(j3.2006) binding labels and global identifiers
Tue Jun 21 11:49:15 EDT 2011
On 6/20/11 3:38 PM, Van Snyder wrote:
> On Sun, 2011-06-19 at 04:22 -0700, Bill Long wrote:
>> On 6/19/11 2:36 AM, mickistjames at gmail.com wrote:
>>> Robert Corbett wrote:
>>> >Is the program presented above intended to be standard-
>>> I would agree with Malcolm and answer no.
> 16.2p1 says that a binding label is a global identifier, and the name of
> an external procedure is a global identifier. 16.2p2 says two global
> identifiers can't be the same.
> Neither paragraph addresses the question of an identifier the processor
> derives from the identifiers specified by the standard.
> So if the processor mangles an identifier that the standard says is a
> global identifier, and manages to create one that's the same as a
> different global identifier specified in your program, I'd be inclined
> to say the processor, not the program or the standard, is the culprit.
I agree that is what the standard says. The original question is
whether it was the original intention that this particular example
should work. Multiple people have said the answer is no.
>> While one might imagine some scheme to allow the case in the original
>> example to work (since global variables and procedures are different
>> sorts of objects), the even worse example of an interface block for a
>> function with a binding label of subr_ and a function named subr seems
>> intractable in an environment where the Fortran processor appends an
>> underscore to the end of a procedure name. The irony is that the
>> convention of adding an underscore was designed to prevent (accidental)
> This was a bad idea from the outset. It's a shame it got perpetuated.
I certainly agree that is was a bad idea. But, given that the situation
exists, the question is what to do about it. We have certainly
disallowed things in the past based on implementation difficulties or
undue burden on vendors or users.
In this case, there seem to be a couple of resolution paths:
1) Say it really is the rule and encourage compiler vendors to support
something like the gfortran option "-fno-underscoring". Though over
half of their man page entry consists of reasons to not use this option.
One is the possibility you would end up calling a function written in
C which was what the original convention is intended to prevent. Another
notes that you would be incompatible with a lot of already compiled
legacy library code. [The Swedes did bite the bullet and switch to
driving on the right side of the road, so I'm no saying this is
impossible. But I think the change would need to be coordinated with
the Unix community.]
2) Figure out some way to say "don't do that" to programmers without
looking too arbitrary.
In the mean time, I can tell our users that our 'processor' has a bug in
this case and what they should do to avoid being affected.

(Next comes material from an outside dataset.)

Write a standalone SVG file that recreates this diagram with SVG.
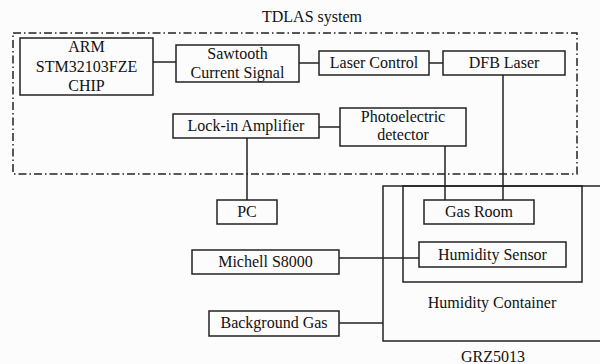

>>> R303 says that underscores may be used as a significant
>>> character in a name, but I see no provision for low lines,
>>> so if "_" in a binding label is a low line then the functionality
>>> to bind to C names with underscores is simply missing.

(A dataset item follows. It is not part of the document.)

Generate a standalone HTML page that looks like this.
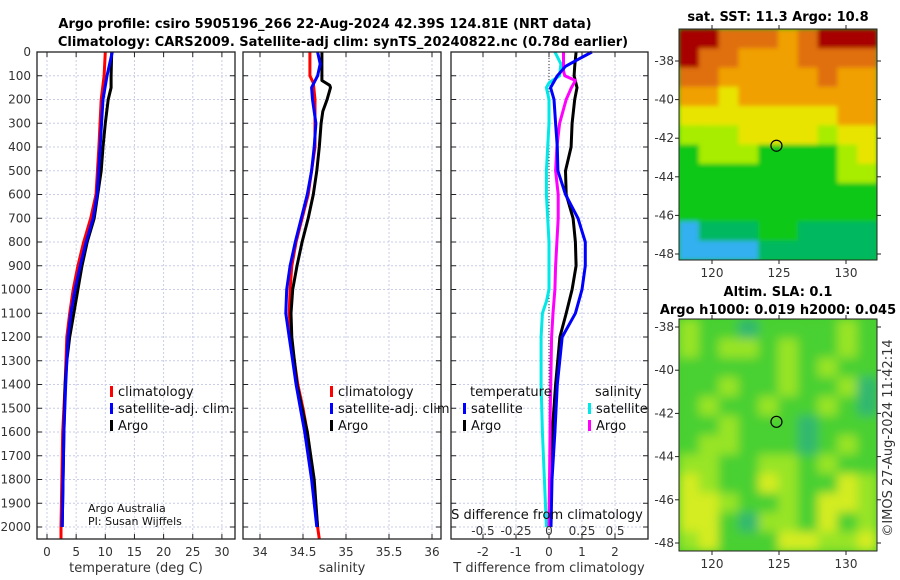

>>> Okay, that may have been a joke, but
>>> "subr_" is not a name in the line
>>> REAL, BIND(C, NAME="subr_") :: x = 0.1
>> Right, it is a "binding label".
>>> it is a scalar-char-initialization-expr or some such, so
>>> an implementation that wants to outlaw scalar-char-initialization-expr's
>>> that mimic linker-constructed names with low lines would seem
>>> to be on narrow but reasonable ground. Is there any expectation that
>>> any initialization expr is legal?
>> No. The string has to be legal as a name of the corresponding object in C.
>>> Seems like control characters
>>> are legal in initialization expr's but not in names, if so that would
>>> already be a special case to handle.